A condition called “cherry eye” (eyelid protusion) may sound like nothing to worry about, but is actually rather serious. Cherry eye is a common term for prolapse of the third eyelid gland. Many mammals, including dogs, have a third eyelid located inside the lower eyelid that provides additional protection for their (very sensitive) eyes. Within that third eyelid is a gland that produces a significant portion of the tear film that keeps the eyes well moisturized. When the third eyelids’ gland prolapse or “pops out”—that’s cherry eye. So, what are some symptoms of cherry eye and what would you need to do about it? Read on to find out:
The main symptom of cherry eye is, unsurprisingly, that the third eyelid gland becomes red and swollen. The swollen gland may be large or small but it should immediately be brought to your veterinarian’s attention. This is because the third eyelid gland is so important in keeping the eyes protected and moisturized.
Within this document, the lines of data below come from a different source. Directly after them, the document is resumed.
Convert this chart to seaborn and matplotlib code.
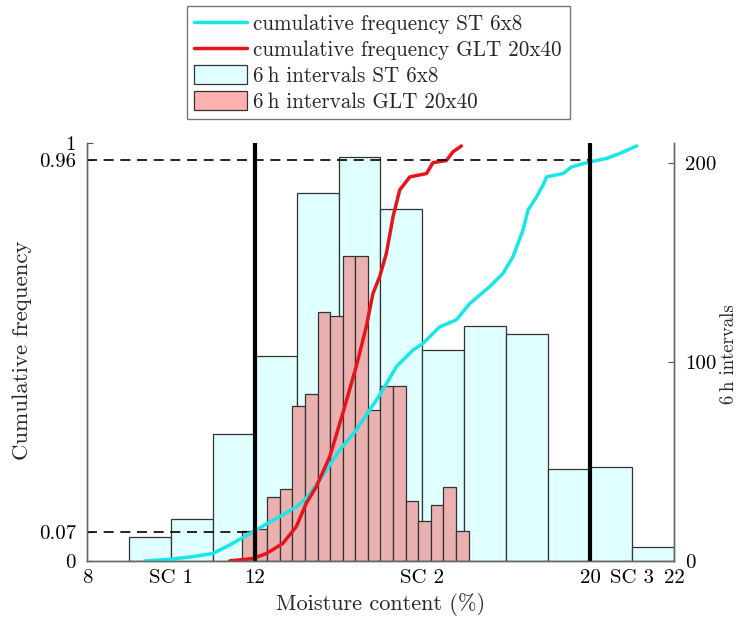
import numpy as np
import pandas as pd
import matplotlib
matplotlib.use("Agg")
import matplotlib.pyplot as plt
import seaborn as sns
from matplotlib.lines import Line2D
from matplotlib.patches import Patch

# ---------------- data ----------------
st_edges = [9, 10, 11, 12, 13, 14, 15, 16, 17, 18, 19, 20, 21, 22]
st_counts = [12, 21, 64, 103, 185, 203, 177, 106, 118, 114, 46, 47, 7]

glt_edges = [11.4, 11.7, 12.0, 12.3, 12.6, 12.9, 13.2, 13.5, 13.8, 14.1, 14.4,
             14.7, 15.0, 15.3, 15.6, 15.9, 16.2, 16.5, 16.8, 17.1]
glt_counts = [1, 15, 16, 32, 36, 78, 84, 125, 123, 153, 153,
              76, 88, 88, 30, 20, 28, 37, 15]

st_cum_x = [9.37, 9.97, 10.5, 11.0, 11.4, 11.96, 12.3, 12.59, 13.0, 13.23, 13.55,
            14.03, 14.42, 14.74, 15.0, 15.38, 15.78, 16.01, 16.41, 16.81, 17.13,
            17.6, 17.92, 18.16, 18.4, 18.52, 18.72, 18.88, 18.96, 19.36, 19.56,
            20.0, 20.39, 20.71, 21.11]
st_cum_y = [0.0, 0.004, 0.01, 0.018, 0.038, 0.07, 0.09, 0.106, 0.13, 0.15, 0.194,
            0.266, 0.313, 0.361, 0.40, 0.465, 0.505, 0.52, 0.56, 0.577, 0.616,
            0.656, 0.688, 0.728, 0.792, 0.84, 0.871, 0.90, 0.919, 0.927, 0.943,
            0.955, 0.963, 0.975, 0.993]

glt_cum_x = [11.4, 11.96, 12.28, 12.67, 12.99, 13.23, 13.47, 13.79, 14.1, 14.42,
             14.66, 14.82, 14.98, 15.14, 15.3, 15.46, 15.7, 16.1, 16.25, 16.57,
             16.73, 16.93]
glt_cum_y = [0.0, 0.006, 0.018, 0.042, 0.082, 0.138, 0.178, 0.25, 0.353, 0.465,
             0.56, 0.64, 0.68, 0.736, 0.824, 0.888, 0.919, 0.927, 0.953, 0.958,
             0.979, 0.993]

x_ticks = [8, 10, 12, 16, 20, 21, 22]
x_ticklabels = ["8", "SC 1", "12", "SC 2", "20", "SC 3", "22"]
left_ticks = [0, 0.07, 0.96, 1]
left_ticklabels = ["0", "0.07", "0.96", "1"]
right_ticks = [0, 100, 200]

labels = ["cumulative frequency ST 6x8", "cumulative frequency GLT 20x40",
          "6\u2009h intervals ST 6x8", "6\u2009h intervals GLT 20x40"]

# ---------------- style ----------------
sns.set_style("white")
plt.rcParams["font.family"] = ["cmr10", "DejaVu Serif"]
plt.rcParams["axes.formatter.use_mathtext"] = True
plt.rcParams["font.size"] = 15

cyan = "#19E6E6"
red = "#E8141C"
cyan_fill = "#E0FFFF"
pink_fill = "#EBB0B0"
edge = "#333333"

fig = plt.figure(figsize=(7.4, 6.26), dpi=100)
ax1 = fig.add_axes([87 / 740, 1 - 561 / 626, (674 - 87) / 740, (561 - 143) / 626])
ax2 = ax1.twinx()

# bars (right axis)
st_df = pd.DataFrame({"x": [(a + b) / 2 for a, b in zip(st_edges[:-1], st_edges[1:])],
                      "w": st_counts})
glt_df = pd.DataFrame({"x": [(a + b) / 2 for a, b in zip(glt_edges[:-1], glt_edges[1:])],
                       "w": glt_counts})
sns.histplot(data=st_df, x="x", weights="w", bins=st_edges, ax=ax2,
             color=cyan_fill, alpha=1, edgecolor=edge, linewidth=0.9)
sns.histplot(data=glt_df, x="x", weights="w", bins=glt_edges, ax=ax2,
             color=pink_fill, alpha=1, edgecolor=edge, linewidth=0.9)

# curves (left axis, on top)
ax1.set_zorder(ax2.get_zorder() + 1)
ax1.patch.set_visible(False)
sns.lineplot(x=st_cum_x, y=st_cum_y, ax=ax1, color=cyan, lw=2.5, sort=False,
             estimator=None)
sns.lineplot(x=glt_cum_x, y=glt_cum_y, ax=ax1, color=red, lw=2.5, sort=False,
             estimator=None)
ax1.plot([8, 20], [0.96, 0.96], color="black", ls=(0, (6, 4)), lw=1.2)
ax1.plot([8, 12], [0.07, 0.07], color="black", ls=(0, (6, 4)), lw=1.2)
ax1.axvline(12, color="black", lw=3)
ax1.axvline(20, color="black", lw=3)

ax1.set_xlim(8, 22)
ax1.set_ylim(0, 1)
ax2.set_ylim(0, 210)

ax1.set_xticks(x_ticks)
ax1.set_xticklabels(x_ticklabels)
ax1.set_yticks(left_ticks)
ax1.set_yticklabels(left_ticklabels)
ax2.set_yticks(right_ticks)
ax2.set_yticklabels([str(t) for t in right_ticks])
ax2.set_xlabel("")

for a in (ax1, ax2):
    a.tick_params(direction="in", length=4, width=0.8, colors="#555555",
                  labelcolor="black", labelsize=15, pad=8)
    a.spines["top"].set_visible(False)
    for s in ["left", "right", "bottom"]:
        a.spines[s].set_color("#666666")
        a.spines[s].set_linewidth(1.0)
ax1.tick_params(axis="x", length=0, pad=6)

ax1.set_xlabel("Moisture content (%)", fontsize=16, va="center")
ax1.xaxis.set_label_coords(0.5, -0.105)
ax1.set_ylabel("Cumulative frequency", fontsize=16.5, va="center")
ax1.yaxis.set_label_coords(-0.111, 0.505)
ax2.set_ylabel("6\u2009h intervals", fontsize=13.5, va="center", rotation=90)
ax2.yaxis.set_label_coords(1.094, 0.495)

handles = [Line2D([], [], color=cyan, lw=2.5),
           Line2D([], [], color=red, lw=2.5),
           Patch(facecolor=cyan_fill, edgecolor=edge, linewidth=0.9),
           Patch(facecolor="#FFB0B0", edgecolor=edge, linewidth=0.9)]
leg = fig.legend(handles, labels, loc="upper left",
                 bbox_to_anchor=(187 / 740, 1 - 6 / 626), frameon=True,
                 fancybox=False, framealpha=1, edgecolor="#777777",
                 fontsize=15.2, handlelength=2.5, handleheight=1.0,
                 handletextpad=0.3, labelspacing=0.25, borderpad=0.35,
                 borderaxespad=0)
leg.get_frame().set_linewidth(1.0)

fig.savefig("out.png", dpi=100)
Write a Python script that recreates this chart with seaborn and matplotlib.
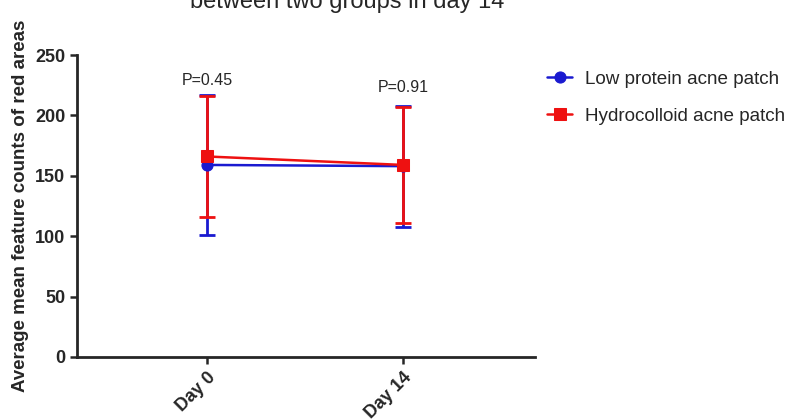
import numpy as np
import pandas as pd
import matplotlib.pyplot as plt
import seaborn as sns

days = ["Day 0", "Day 14"]
groups = ["Low protein acne patch", "Hydrocolloid acne patch"]
low_mean = [159, 158]
low_sd = [58, 50]
hydro_mean = [166, 159]
hydro_sd = [50, 48]
p_labels = ["P=0.45", "P=0.91"]
p_heights = [223, 217]

colors = ["#1a1ad0", "#ee1111"]
markers = ["o", "s"]

df = pd.DataFrame({
    "day": days * 2,
    "group": [groups[0]] * 2 + [groups[1]] * 2,
    "mean": low_mean + hydro_mean,
    "sd": low_sd + hydro_sd,
})

sns.set_style("ticks")
plt.rcParams["font.family"] = ["Liberation Sans", "DejaVu Sans"]

fig = plt.figure(figsize=(7.88, 4.19), dpi=100)
ax = fig.add_axes([0.0977, 0.148, 0.679 - 0.0977, 0.8687 - 0.148])

x = np.arange(len(days))
for g, c, m in zip(groups, colors, markers):
    sub = df[df["group"] == g]
    ax.errorbar(x, sub["mean"], yerr=sub["sd"], fmt="none", ecolor=c,
                elinewidth=2, capsize=6, capthick=2, zorder=2)
    sns.lineplot(x=x, y=sub["mean"].values, ax=ax, color=c, marker=m,
                 markersize=9 if m == "s" else 8, markeredgecolor=c,
                 linewidth=1.8, label=g, zorder=3)

for xi, lab, h in zip(x, p_labels, p_heights):
    ax.text(xi, h, lab, ha="center", va="bottom", fontsize=11.5)

ax.set_xlim(-0.663, 1.673)
ax.set_ylim(0, 250)
ax.set_yticks([0, 50, 100, 150, 200, 250])
ax.set_xticks(x)
ax.set_xticklabels(days, rotation=45, ha="right", rotation_mode="anchor")
ax.tick_params(axis="both", labelsize=13, width=1.8, length=5)
for lab in ax.get_xticklabels() + ax.get_yticklabels():
    lab.set_fontweight("bold")
for s in ["left", "bottom"]:
    ax.spines[s].set_linewidth(2)
sns.despine(ax=ax)

ax.set_ylabel("Average mean feature counts of red areas", fontsize=13.5,
              fontweight="bold")
ax.yaxis.set_label_coords(-0.105, 0.5)

ax.legend(loc="upper left", bbox_to_anchor=(0.99, 1.005), frameon=False,
          fontsize=13.6, handlelength=1.3, labelspacing=1.05,
          handletextpad=0.68)

fig.text(0.44, 0.981, "between two groups in day 14", ha="center",
         va="baseline", fontsize=17)

fig.savefig("out.png", dpi=100)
In fact, the third eyelid gland produces up to fifty percent of the watery (aqueous) portion of the tear film.When the gland isn’t working properly, the eyes can become severely dry and this can impair your pet’s vision!
The gland of the third eyelid is normally anchored to the lower inner rim of the eye by a fibrous attachment, and cherry eye is thought to be caused by a weakness in that attachment. Dog breeds most commonly affected by cherry eye include Cocker Spaniels, Bulldogs, Beagles, Bloodhounds, Lhasa Apsos, Shih-tzus, and other brachycephalic breeds (dogs with “squished” faces). Some cat breeds are also disproportionately affected, including Burmese and Persian cats.
When you take your four-legged friend in for treatment, you’ll find that cherry eye must be treated surgically. Fear not, though, the veterinary surgeon will only do what your beloved pet needs and it will make your furbaby much more comfortable and happy. And, in most cases, your pet’s gland will return to normal function within only a few weeks of the surgery! With that said, in about 5-20% of cases, there will be a re-prolapse of the third eyelid gland and require additional surgery. Additionally, many pets who have a prolapse in one eye will eventually experience a prolapse in the opposite eye. In severe or chronic cases of cherry eye, there may be no option other than removal of the gland, especially if the function is thought to be severely diminished or absent. But luckily those scenarios are rather rare and treatment is still viable.